Charts and diagrams as code
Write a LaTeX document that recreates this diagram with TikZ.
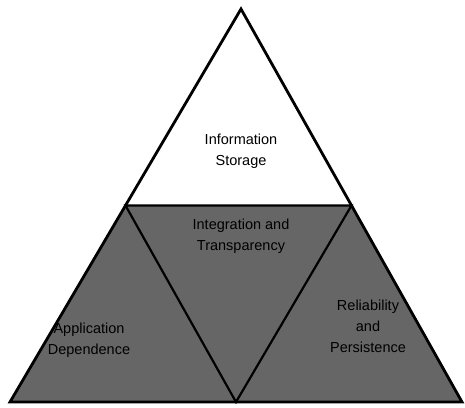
\documentclass[tikz,border=0pt]{standalone}
\usepackage{fontspec}
\setmainfont{Liberation Sans}
\begin{document}
\begin{tikzpicture}[x=1pt,y=-1pt,
  edge/.style={line width=2.8pt,line join=miter},
  inner/.style={line width=2.2pt},
  region/.style={fill=black!60},
  lbl/.style={align=center,font=\fontsize{14.5}{21}\selectfont,text=black}]
\useasboundingbox (0,0) rectangle (465,407);
% corners of the outer triangle and midpoints of its sides
\coordinate (apex) at (241,9);
\coordinate (bl) at (10,402);
\coordinate (br) at (462,402);
\coordinate (ml) at (125.5,205.5);
\coordinate (mr) at (351.5,205.5);
\coordinate (mb) at (236,402);
% shaded lower band
\fill[region] (ml) -- (mr) -- (br) -- (bl) -- cycle;
% inverted inner triangle
\draw[inner] (ml) -- (mr) -- (mb) -- cycle;
% outer triangle
\draw[edge] (apex) -- (br) -- (bl) -- cycle;
% labels
\node[lbl] (store) at (241,151) {Information\\Storage};
\node[lbl] (integ) at (241,236) {Integration and\\Transparency};
\node[lbl] (appdep) at (89,340) {Application\\Dependence};
\node[lbl] (relpers) at (368,326) {Reliability\\and\\Persistence};
\end{tikzpicture}
\end{document}
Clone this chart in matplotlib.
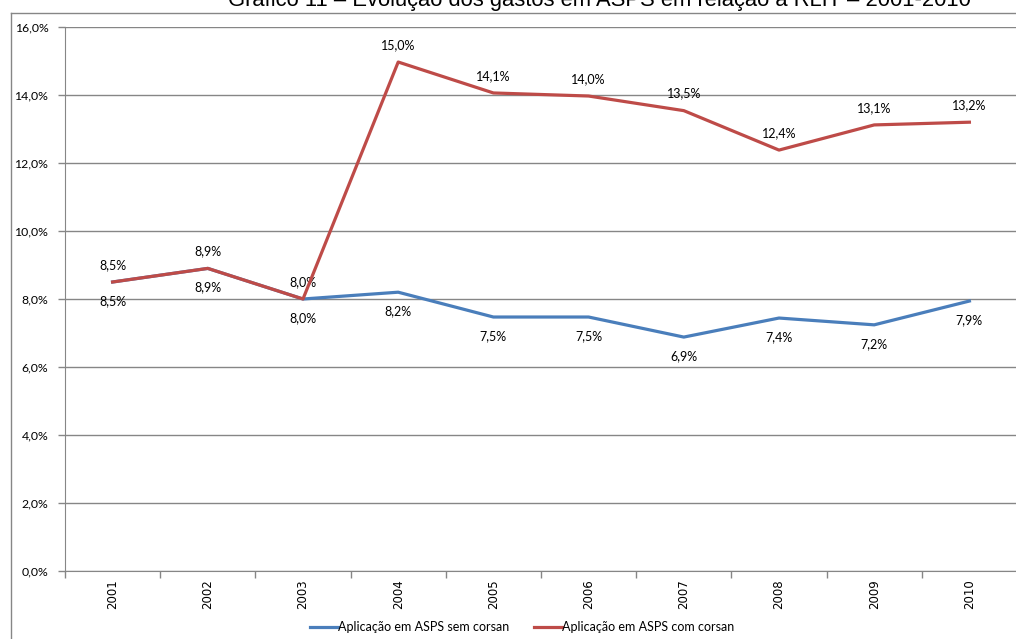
import matplotlib
matplotlib.use("Agg")
import matplotlib.pyplot as plt
from matplotlib.lines import Line2D

years = ["2001", "2002", "2003", "2004", "2005", "2006", "2007", "2008", "2009", "2010"]
sem_corsan = [8.5, 8.9, 8.0, 8.2, 7.47, 7.47, 6.88, 7.44, 7.24, 7.94]
com_corsan = [8.5, 8.9, 8.0, 14.97, 14.06, 13.97, 13.54, 12.38, 13.12, 13.2]

title = "Gráfico 11 – Evolução dos gastos em ASPS em relação à RLIT – 2001-2010"
label_sem = "Aplicação em ASPS sem corsan"
label_com = "Aplicação em ASPS com corsan"

BLUE = "#4A7EBB"
RED = "#BE4B48"
GRID = "#868686"

W, H = 1016, 639
fig = plt.figure(figsize=(W / 100, H / 100), dpi=100)

# outer chart frame (only the top and left edges fall inside the image)
fig.add_artist(Line2D([10.5 / W, 10.5 / W], [0, 1 - 12.5 / H], transform=fig.transFigure,
                      color=GRID, lw=1))
fig.add_artist(Line2D([10.5 / W, 1], [1 - 12.5 / H, 1 - 12.5 / H], transform=fig.transFigure,
                      color=GRID, lw=1))

fig.text(599 / W, 1 - 6 / H, title, ha="center", va="baseline",
         fontsize=15.8, family="Liberation Sans")

left, right, top, bottom = 65, 1017, 27, 571
ax = fig.add_axes([left / W, 1 - bottom / H, (right - left) / W, (bottom - top) / H])

x = [i + 0.5 for i in range(len(years))]
ax.plot(x, sem_corsan, color=BLUE, lw=2.3, solid_joinstyle="round", zorder=3, label=label_sem)
ax.plot(x, com_corsan, color=RED, lw=2.3, solid_joinstyle="round", zorder=4, label=label_com)

for xi, v in zip(x, sem_corsan):
    ax.annotate(f"{v:.1f}%".replace(".", ","), (xi, v), xytext=(0, -19),
                textcoords="offset pixels", ha="center", va="center",
                fontsize=9, family="Lato")
for xi, v in zip(x, com_corsan):
    ax.annotate(f"{v:.1f}%".replace(".", ","), (xi, v), xytext=(0, 17),
                textcoords="offset pixels", ha="center", va="center",
                fontsize=9, family="Lato")

ax.set_xlim(0, 10)
ax.set_ylim(0, 16)
ax.set_yticks(range(0, 17, 2))
ax.set_yticklabels([f"{v:.1f}%".replace(".", ",") for v in range(0, 17, 2)],
                   fontsize=8.8, family="Lato")
ax.yaxis.grid(True, color=GRID, lw=1)
ax.set_axisbelow(True)

ax.set_xticks(range(0, 11))
ax.set_xticklabels([])
ax.set_xticks(x, minor=True)
ax.set_xticklabels(years, minor=True, rotation=90, fontsize=8.5, family="DejaVu Sans")
ax.tick_params(axis="x", which="major", direction="out", length=5, color=GRID, width=1)
ax.tick_params(axis="x", which="minor", length=0, pad=6)
ax.tick_params(axis="y", direction="out", length=5, color=GRID, width=1, pad=7)

for side in ("top", "right"):
    ax.spines[side].set_visible(False)
ax.spines["left"].set_color(GRID)
ax.spines["bottom"].set_color(GRID)

fig.legend(loc="center", bbox_to_anchor=(522 / W, 1 - 627 / H), ncol=2, frameon=False,
           prop={"family": "Lato", "size": 9}, handlelength=2.2, handletextpad=0.0,
           columnspacing=2.0)

fig.savefig("out.png", dpi=100)
plt.close()
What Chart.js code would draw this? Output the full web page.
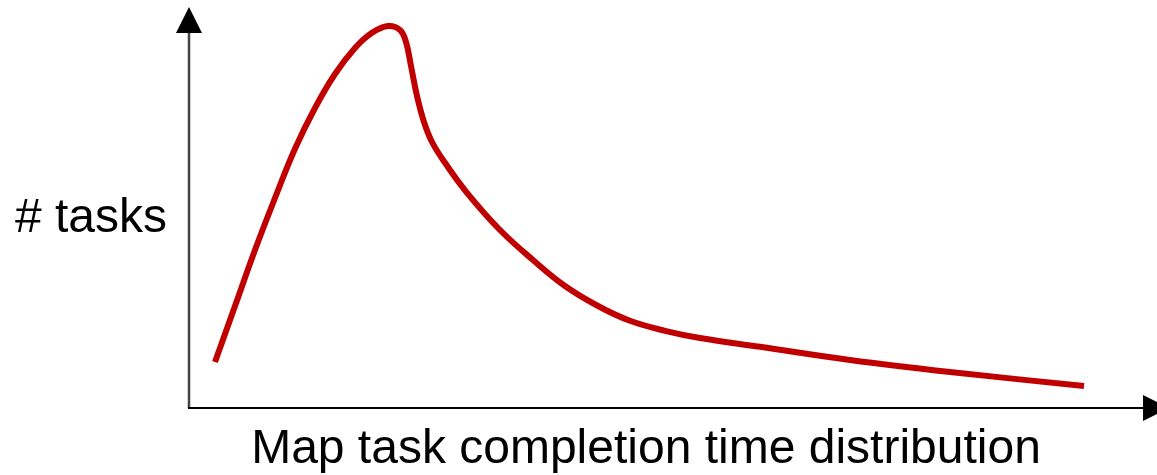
<!DOCTYPE html>
<html>
<head>
<meta charset="utf-8">
<script src="https://cdn.jsdelivr.net/npm/chart.js@4/dist/chart.umd.min.js"></script>
<style>
  html, body { margin: 0; padding: 0; background: #fff; }
  #wrap { width: 1157px; height: 475px; position: relative; }
</style>
</head>
<body>
<div id="wrap"><canvas id="chart"></canvas></div>
<script>
// completion time (arbitrary units) and number of tasks (arbitrary units)
var times = [2.6, 4.6, 6.6, 8.6, 10.6, 12.6, 14.6, 16.6, 18.3, 19.9, 21.1, 21.7, 22.2, 22.8, 23.5, 24.3, 25.6, 27.8, 31.1, 34.4, 37.6, 40.9, 44.1, 47.6, 51.1, 57.1, 66.1, 76.1, 89.5];
var tasks = [11.5, 25.5, 39.5, 52.5, 64.8, 75, 83.5, 90, 93.8, 95.5, 94.5, 91.5, 85.5, 78, 71.5, 66.5, 61.3, 53.8, 44.5, 37, 30.5, 25.5, 21.8, 19.3, 17.5, 15.3, 12, 9, 5.5];

var xTitle = "Map task completion time distribution";
var yTitle = "# tasks";

var points = [];
for (var i = 0; i < times.length; i++) {
  points.push({ x: times[i], y: tasks[i] });
}

// axes with arrow heads and the two labels
var axesPlugin = {
  id: "axes",
  afterDraw: function(chart) {
    var c = chart.ctx;
    var a = chart.chartArea;
    c.save();
    // y axis
    c.strokeStyle = "#444";
    c.lineWidth = 2.5;
    c.beginPath();
    c.moveTo(a.left, a.bottom);
    c.lineTo(a.left, a.top + 25);
    c.stroke();
    c.fillStyle = "#000";
    c.beginPath();
    c.moveTo(a.left, a.top - 1);
    c.lineTo(a.left - 13, a.top + 25);
    c.lineTo(a.left + 13, a.top + 25);
    c.closePath();
    c.fill();
    // x axis
    c.strokeStyle = "#000";
    c.lineWidth = 2;
    c.beginPath();
    c.moveTo(a.left - 1, a.bottom);
    c.lineTo(a.right - 6, a.bottom);
    c.stroke();
    c.beginPath();
    c.moveTo(a.right - 6, a.bottom - 13);
    c.lineTo(a.right + 20, a.bottom);
    c.lineTo(a.right - 6, a.bottom + 13);
    c.closePath();
    c.fill();
    // labels
    c.font = "48px 'Liberation Sans', Arial, sans-serif";
    c.fillStyle = "#000";
    c.textBaseline = "alphabetic";
    c.textAlign = "left";
    c.fillText(yTitle, 15, 232);
    c.textAlign = "center";
    c.fillText(xTitle, 646, 463);
    c.restore();
  }
};

new Chart(document.getElementById("chart"), {
  type: "line",
  data: {
    datasets: [{
      data: points,
      borderColor: "#c00000",
      borderWidth: 6,
      pointRadius: 0,
      fill: false,
      tension: 0.4,
      borderCapStyle: "butt"
    }]
  },
  options: {
    responsive: true,
    maintainAspectRatio: false,
    animation: false,
    events: [],
    layout: { padding: { left: 189, right: 8, top: 8, bottom: 67 } },
    plugins: { legend: { display: false }, tooltip: { enabled: false } },
    scales: {
      x: { type: "linear", min: 0, max: 96, display: false },
      y: { min: 0, max: 100, display: false }
    }
  },
  plugins: [axesPlugin]
});
</script>
</body>
</html>
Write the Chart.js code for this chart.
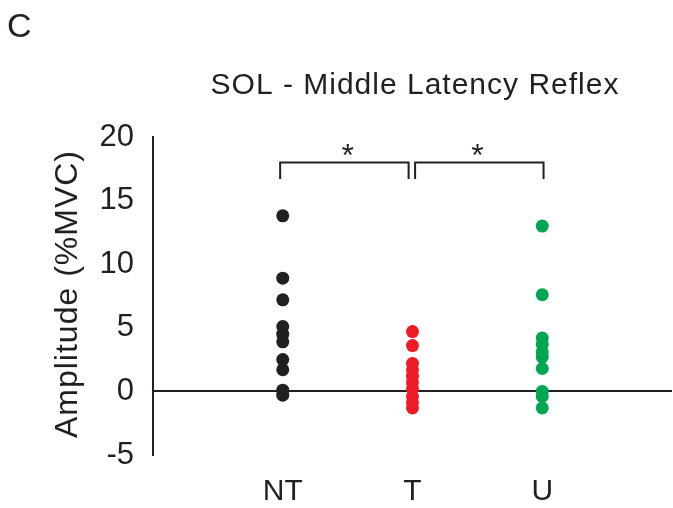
<!DOCTYPE html>
<html lang="en">
<head>
    <meta charset="UTF-8">
    <title>SOL - Middle Latency Reflex</title>
    <script src="https://cdn.jsdelivr.net/npm/chart.js"></script>
    <style>
        body { margin: 0; background: #fff; }
    </style>
</head>
<body>
    <canvas id="myChart" width="673" height="508"></canvas>

    <script>
// groups on the x axis and amplitude (%MVC) per subject
const groups = ['NT', 'T', 'U'];
const ntValues = [13.8, 8.9, 7.2, 5.1, 4.5, 3.9, 2.5, 1.7, 0.1, -0.3];
const tValues = [4.7, 3.6, 2.2, 1.7, 1.2, 0.7, 0.2, -0.4, -0.9, -1.3];
const uValues = [13.0, 7.6, 4.2, 3.7, 3.1, 2.7, 1.8, 0.0, -0.4, -1.3];
const yTicks = [-5, 0, 5, 10, 15, 20];

// significance brackets: NT vs T, T vs U
const bracketTop = 18.0;
const bracketFoot = 16.7;

const ink = '#231f20';
const font = '"Liberation Sans", Arial, sans-serif';

function toPoints(values, groupIndex) {
    return values.map(v => ({ x: groupIndex + 1, y: v }));
}

function dotSet(values, i, color) {
    return {
        data: toPoints(values, i),
        backgroundColor: color,
        borderColor: color,
        pointRadius: 6.5,
        pointHoverRadius: 6.5,
        borderWidth: 0
    };
}

function bracketSet(x0, x1) {
    return {
        type: 'line',
        data: [
            { x: x0, y: bracketFoot }, { x: x0, y: bracketTop },
            { x: x1, y: bracketTop }, { x: x1, y: bracketFoot }
        ],
        borderColor: ink,
        borderWidth: 2,
        pointRadius: 0,
        fill: false,
        tension: 0
    };
}

// text that sits outside the axes: panel letter, title, y title, stars
const labelsPlugin = {
    id: 'labels',
    afterDraw(chart) {
        const c = chart.ctx;
        const xs = chart.scales.x, ys = chart.scales.y;
        c.save();
        c.fillStyle = ink;
        c.textBaseline = 'middle';

        c.font = '34px ' + font;
        c.textAlign = 'left';
        c.fillText('C', 7, 28);

        c.font = '30px ' + font;
        c.letterSpacing = '1px';
        c.textAlign = 'center';
        c.fillText('SOL - Middle Latency Reflex', 415, 86);

        c.save();
        c.font = '32px ' + font;
        c.translate(68, 294);
        c.rotate(-Math.PI / 2);
        c.fillText('Amplitude (%MVC)', 0, 0);
        c.restore();

        c.letterSpacing = '0px';
        c.font = '32px ' + font;
        c.fillText('*', xs.getPixelForValue(1.5), ys.getPixelForValue(18.4));
        c.fillText('*', xs.getPixelForValue(2.5), ys.getPixelForValue(18.4));
        c.restore();
    }
};

var ctx = document.getElementById('myChart').getContext('2d');
var myChart = new Chart(ctx, {
    type: 'scatter',
    data: {
        datasets: [
            dotSet(ntValues, 0, ink),
            dotSet(tValues, 1, '#ed1c24'),
            dotSet(uValues, 2, '#00a651'),
            bracketSet(0.98, 1.97),
            bracketSet(2.02, 3.01)
        ]
    },
    options: {
        responsive: false,
        animation: false,
        layout: { autoPadding: false, padding: { top: 137, right: 1, left: 0, bottom: 0 } },
        plugins: {
            legend: { display: false },
            tooltip: { enabled: false }
        },
        scales: {
            x: {
                type: 'linear',
                min: 0,
                max: 4,
                afterBuildTicks: s => { s.ticks = groups.map((g, i) => ({ value: i + 1 })); },
                afterFit: s => { s.height = 53; s.paddingLeft = 0; s.paddingRight = 0; },
                ticks: {
                    callback: v => groups[v - 1],
                    color: ink,
                    font: { size: 30, family: font },
                    padding: 11,
                    maxRotation: 0,
                    autoSkip: false
                },
                grid: { display: false },
                border: { display: false }
            },
            y: {
                min: -5,
                max: 20,
                afterBuildTicks: s => { s.ticks = yTicks.map(v => ({ value: v })); },
                afterFit: s => { s.width = 153; s.paddingTop = 0; s.paddingBottom = 0; },
                ticks: {
                    color: ink,
                    font: { size: 31, family: font },
                    padding: 19
                },
                grid: {
                    drawTicks: false,
                    lineWidth: 2,
                    color: c => (c.tick && c.tick.value === 0 ? ink : 'rgba(0,0,0,0)')
                },
                border: { display: true, color: ink, width: 2 }
            }
        }
    },
    plugins: [labelsPlugin]
});
    </script>
</body>
</html>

# Exercise objective
Write out again exactly the lines from the start of the data above through the line containing "from matplotlib.lines import Line2D", inclusive, excluding any pictures.

# Result of this exercise
Write a LaTeX document that recreates this diagram with TikZ.
\documentclass[tikz,border=0pt]{standalone}
\usepackage{fontspec}
\setmainfont{Liberation Sans}
\begin{document}
\begin{tikzpicture}[x=1pt,y=-1pt,
  edge/.style={line width=2.8pt,line join=miter},
  inner/.style={line width=2.2pt},
  region/.style={fill=black!60},
  lbl/.style={align=center,font=\fontsize{14.5}{21}\selectfont,text=black}]
\useasboundingbox (0,0) rectangle (465,407);
% corners of the outer triangle and midpoints of its sides
\coordinate (apex) at (241,9);
\coordinate (bl) at (10,402);
\coordinate (br) at (462,402);
\coordinate (ml) at (125.5,205.5);
\coordinate (mr) at (351.5,205.5);
\coordinate (mb) at (236,402);
% shaded lower band
\fill[region] (ml) -- (mr) -- (br) -- (bl) -- cycle;
% inverted inner triangle
\draw[inner] (ml) -- (mr) -- (mb) -- cycle;
% outer triangle
\draw[edge] (apex) -- (br) -- (bl) -- cycle;
% labels
\node[lbl] (store) at (241,151) {Information\\Storage};
\node[lbl] (integ) at (241,236) {Integration and\\Transparency};
\node[lbl] (appdep) at (89,340) {Application\\Dependence};
\node[lbl] (relpers) at (368,326) {Reliability\\and\\Persistence};
\end{tikzpicture}
\end{document}
Clone this chart in matplotlib.
import matplotlib
matplotlib.use("Agg")
import matplotlib.pyplot as plt
from matplotlib.lines import Line2D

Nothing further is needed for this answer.